Budgets and Performance Measurement in the Public Sector
If you're working in the Government of Canada, it's seems an appropriate time to talk about budgets and performance measurement. Specifically, how do we use performance measurement to document our results and defend our investments in activities and programs?
Good performance indicators provide useful information which will assist external users to assess: 1 – the effectiveness in achieving the desired outcomes of the department or agency; and, 2 - the efficiency with which the organisation has employed its resources to in conducting activities and producing outputs.
The savvy manager can use performance measurement to 'make the case' for a particular program, based on three criteria:
We did what we said we would do (e.g. we carried out the plan)
We did it in an efficient manner
We had the impact we expected
So what do 'good' indicators look like? Here's a few clues. First, they have to be clearly relevant to the main business of the organisation. For example, if you are a regulatory agency, you better have some measures that reflect compliance or enforcement within your area of concern.
Second, they need to be appropriate to the task of assessing the degree of success of the organization in meeting its obligations.
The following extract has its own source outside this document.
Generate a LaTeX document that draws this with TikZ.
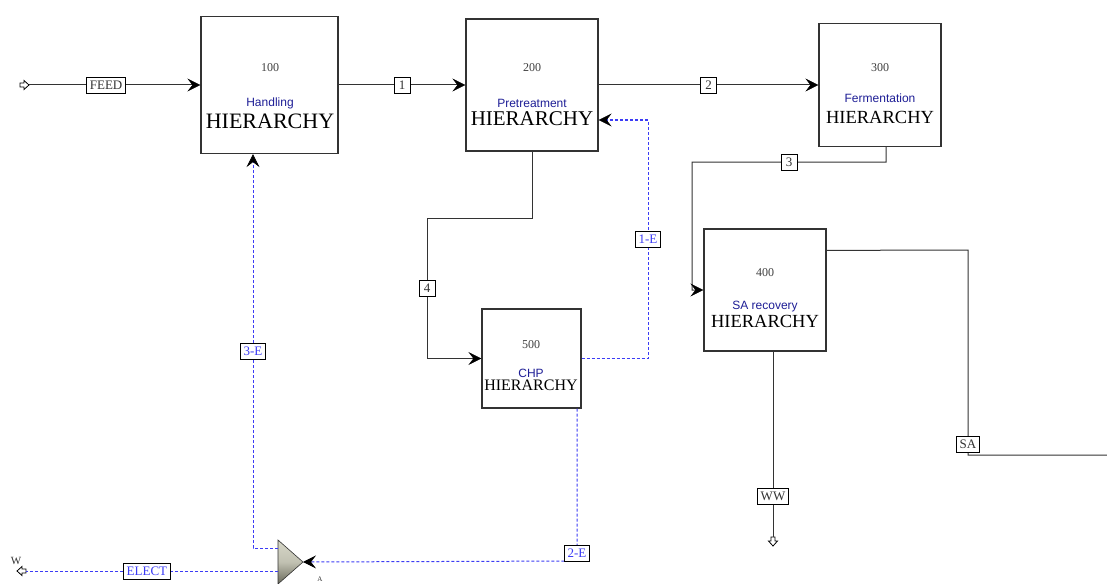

This might include such factors as:
The extent to which the agency has achieved a predetermined outcome or target;
The trend in this performance over time;
Organizational performance as compared to the performance of similar agencies; and/or
Organizational performance relative to predetermined benchmarks.
Thus, the link between budgets and performance measurement can be used to the advantage of the manager. If the manager can prove she did what she set out to do, in the most efficient way possible, and that these actions yielded the intended impacts, benefits and consequences, that manager can defend the investments - i.e. her budget - made to achieve those results.